Grief group is like AA—you don’t “out” someone unless you have his permission. “We’ve met,” I reply, shaking my hair forward to screen my face.

His dachshund comes closer on her leash to lick at a spot of flour on my pants. “Eva,” he scolds. “Manners!”

“It’s okay,” I tell him, crouching down with relief to pat the dog. Animals never stare.

Mr. Weber slips the loop of the leash over his wrist and stands. “I am keeping you from going home,” he says apologetically to Mary.

“Not at all. I enjoy the company.” She glances down at the old man’s mug, which is still three-quarters full.

I don’t know what makes me say what I say. After all, I have plenty to do. But it has started to pour now, a torrential sheet of rain. The only vehicles in the lot are Mary’s Harley and Rocco’s Prius, which means Mr. Weber is either walking home or waiting for the bus. “You can stay until Advanced Transit shows up,” I tell him.

“Oh, no,” Mr. Weber says. “This will be an imposition.”

“I insist,” Mary seconds.

He nods in gratitude and sits down again. As he cups his hands around the coffee mug, Eva stretches out over his left foot and closes her eyes.

“Have a nice night,” Mary says to me. “Bake your little heart out.”

But instead of staying with Mr. Weber, I follow Mary into the back room, where she keeps her biker rain gear. “I’m not cleaning up after him.”

“Okay,” Mary says, pausing in the middle of pulling on her chaps.

“I don’t
do
customers.” In fact when I stumble out of the bakery at 7:00 a.m. and see the shop filled with businessmen buying bagels and housewives slipping wheat loaves into their recycled grocery bags, I am always a little surprised to remember there is a world outside my industrial kitchen. I imagine it’s the way a patient who’s flatlined must feel when he is shocked back into a heartbeat and thrown into the fuss and bustle of life—too much information and sensory overload.


You
invited him to stay,” Mary reminds me.

“I don’t know anything about him. What if he tries to rob us? Or worse?”

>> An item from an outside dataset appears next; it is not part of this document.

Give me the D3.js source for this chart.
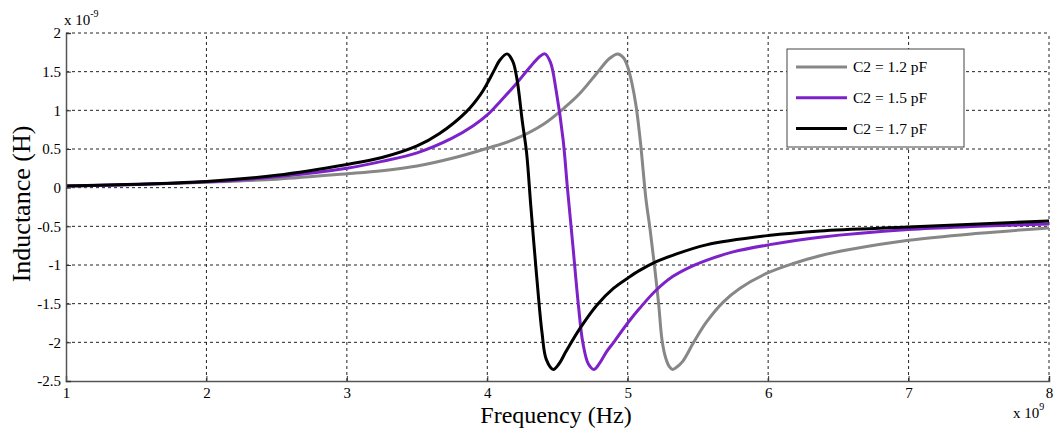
<!DOCTYPE html>
<html>
<head>
<meta charset="utf-8">
<script src="https://cdn.jsdelivr.net/npm/d3@7"></script>
<style>
  body { margin: 0; background: #fff; }
  svg, svg text { font-family: "Times New Roman", "Liberation Serif", Times, "DejaVu Serif", serif; }
</style>
</head>
<body>
<div id="chart"></div>
<script>
// frequency in units of 1e9 Hz, inductance in units of 1e-9 H
var xTicks = [1, 2, 3, 4, 5, 6, 7, 8];
var yTicks = [2, 1.5, 1, 0.5, 0, -0.5, -1, -1.5, -2, -2.5];
var seriesNames = ['C2 = 1.2 pF', 'C2 = 1.5 pF', 'C2 = 1.7 pF'];
var seriesColors = ['#878787', '#7d22c9', '#000000'];

var grayF = [1.0, 1.5, 2.0, 2.5, 3.0, 3.25, 3.5, 3.75, 4.0, 4.2, 4.4, 4.56, 4.66, 4.78, 4.87, 4.93, 4.97, 5.0, 5.03, 5.06, 5.09, 5.11, 5.13, 5.16, 5.19, 5.22, 5.245, 5.27, 5.295, 5.32, 5.35, 5.39, 5.47, 5.56, 5.68, 5.8, 6.0, 6.18, 6.37, 6.58, 7.0, 7.5, 8.0];
var grayL = [0.02, 0.04, 0.07, 0.11, 0.18, 0.22, 0.28, 0.38, 0.51, 0.63, 0.82, 1.05, 1.22, 1.48, 1.67, 1.73, 1.68, 1.56, 1.35, 1.05, 0.6, 0.22, -0.15, -0.55, -1.0, -1.5, -1.98, -2.2, -2.31, -2.35, -2.32, -2.25, -2.0, -1.74, -1.48, -1.3, -1.1, -0.98, -0.88, -0.8, -0.68, -0.59, -0.52];

var purpleF = [1.0, 1.5, 2.0, 2.5, 3.0, 3.25, 3.5, 3.75, 3.9, 4.0, 4.1, 4.2, 4.3, 4.37, 4.41, 4.45, 4.49, 4.54, 4.57, 4.61, 4.65, 4.68, 4.72, 4.76, 4.8, 4.85, 4.9, 5.0, 5.085, 5.2, 5.32, 5.44, 5.56, 5.75, 6.0, 6.37, 7.0, 7.5, 8.0];
var purpleL = [0.02, 0.04, 0.075, 0.14, 0.25, 0.34, 0.45, 0.64, 0.8, 0.94, 1.13, 1.33, 1.55, 1.69, 1.73, 1.62, 1.26, 0.62, 0.01, -0.76, -1.54, -2.0, -2.28, -2.35, -2.27, -2.12, -2.0, -1.75, -1.56, -1.33, -1.15, -1.03, -0.94, -0.83, -0.74, -0.64, -0.54, -0.5, -0.47];

var blackF = [1.0, 1.5, 2.0, 2.5, 3.0, 3.25, 3.5, 3.66, 3.85, 3.95, 4.0, 4.05, 4.09, 4.14, 4.18, 4.21, 4.25, 4.28, 4.31, 4.35, 4.39, 4.42, 4.47, 4.51, 4.56, 4.66, 4.78, 4.9, 5.0, 5.085, 5.2, 5.32, 5.56, 6.0, 6.37, 7.0, 7.5, 8.0];
var blackL = [0.02, 0.045, 0.08, 0.16, 0.3, 0.39, 0.54, 0.7, 0.98, 1.2, 1.35, 1.52, 1.65, 1.73, 1.64, 1.42, 0.85, 0.45, -0.24, -1.11, -1.88, -2.22, -2.35, -2.28, -2.12, -1.82, -1.52, -1.3, -1.17, -1.07, -0.96, -0.875, -0.74, -0.62, -0.56, -0.51, -0.47, -0.43];

var width = 1057, height = 431;
var margin = { top: 33, right: 8, bottom: 50, left: 66 };
var serif = '"Times New Roman", "Liberation Serif", Times, "DejaVu Serif", serif';

document.addEventListener('DOMContentLoaded', function() {
  var svg = d3.select('#chart').append('svg')
    .attr('width', width)
    .attr('height', height)
    .attr('font-family', serif);

  var x = d3.scaleLinear().domain([1, 8]).range([margin.left, width - margin.right]);
  var y = d3.scaleLinear().domain([-2.5, 2]).range([height - margin.bottom, margin.top]);

  // dashed grid
  var grid = svg.append('g').attr('class', 'grid');
  grid.selectAll('line.gx')
    .data(xTicks.slice(1))
    .enter().append('line')
    .attr('x1', d => x(d)).attr('x2', d => x(d))
    .attr('y1', y(-2.5)).attr('y2', y(2))
    .attr('stroke', '#222').attr('stroke-width', 1)
    .attr('stroke-dasharray', '3,3');
  grid.selectAll('line.gy')
    .data(yTicks.slice(0, -1))
    .enter().append('line')
    .attr('x1', x(1)).attr('x2', x(8))
    .attr('y1', d => y(d)).attr('y2', d => y(d))
    .attr('stroke', '#222').attr('stroke-width', 1)
    .attr('stroke-dasharray', '3,3');

  // curves
  var line = d3.line()
    .x(d => x(d[0]))
    .y(d => y(d[1]))
    .curve(d3.curveCatmullRom.alpha(0.5));

  var allSeries = [
    d3.zip(grayF, grayL),
    d3.zip(purpleF, purpleL),
    d3.zip(blackF, blackL)
  ];

  svg.append('g').selectAll('path')
    .data(allSeries)
    .enter().append('path')
    .attr('d', line)
    .attr('fill', 'none')
    .attr('stroke', (d, i) => seriesColors[i])
    .attr('stroke-width', 3)
    .attr('stroke-linejoin', 'round');

  // axes, matlab style ticks pointing inward
  var xAxis = svg.append('g')
    .attr('transform', `translate(0,${y(-2.5)})`)
    .call(d3.axisBottom(x).tickValues(xTicks).tickSize(-5).tickPadding(6).tickFormat(d3.format('d')));
  var yAxis = svg.append('g')
    .attr('transform', `translate(${x(1)},0)`)
    .call(d3.axisLeft(y).tickValues(yTicks).tickSize(-5).tickPadding(5).tickFormat(d => d));

  [xAxis, yAxis].forEach(function(a) {
    a.attr('font-family', serif).attr('font-size', 15);
    a.select('.domain').attr('stroke', '#555').attr('stroke-width', 1.5);
    a.selectAll('.tick line').attr('stroke', '#333');
    a.selectAll('.tick text').attr('fill', '#000');
  });

  // exponent labels
  var topExp = svg.append('text').attr('x', 64).attr('y', 25)
    .style('font-size', '15px');
  topExp.append('tspan').text('x 10');
  topExp.append('tspan').attr('dy', -8).style('font-size', '10px').text('-9');

  var botExp = svg.append('text').attr('x', 1013).attr('y', 418)
    .style('font-size', '15px');
  botExp.append('tspan').text('x 10');
  botExp.append('tspan').attr('dy', -8).style('font-size', '10px').text('9');

  // axis titles
  svg.append('text')
    .attr('x', 556)
    .attr('y', 423)
    .attr('text-anchor', 'middle')
    .style('font-size', '24px')
    .text('Frequency (Hz)');

  svg.append('text')
    .attr('transform', 'translate(30,204) rotate(-90)')
    .attr('text-anchor', 'middle')
    .style('font-size', '26px')
    .text('Inductance (H)');

  // legend
  var lg = svg.append('g').attr('transform', 'translate(787,49)');
  lg.append('rect')
    .attr('width', 177).attr('height', 98)
    .attr('fill', '#fff')
    .attr('stroke', '#444').attr('stroke-width', 1);
  var items = lg.selectAll('g.item')
    .data(seriesNames)
    .enter().append('g')
    .attr('transform', (d, i) => `translate(0,${18 + i * 30.8})`);
  items.append('line')
    .attr('x1', 9).attr('x2', 60)
    .attr('stroke', (d, i) => seriesColors[i])
    .attr('stroke-width', 3);
  items.append('text')
    .attr('x', 66).attr('y', 5)
    .style('font-size', '15.5px')
    .text(d => d);
});
</script>
</body>
</html>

“Sage, he’s over ninety. Do you think he’s going to cut your throat with his dentures?” Mary shakes her head. “Josef Weber is as close as you can get to being canonized while you’re still alive. Everyone in Westerbrook knows him—he used to coach kids’ baseball; he organized the cleanup of Riverhead Park; he taught German at the high school for a zillion years. He’s everyone’s adoptive, cuddly grandfather. I don’t think he’s going to sneak into the kitchen and stab you with a bread knife while your back is turned.”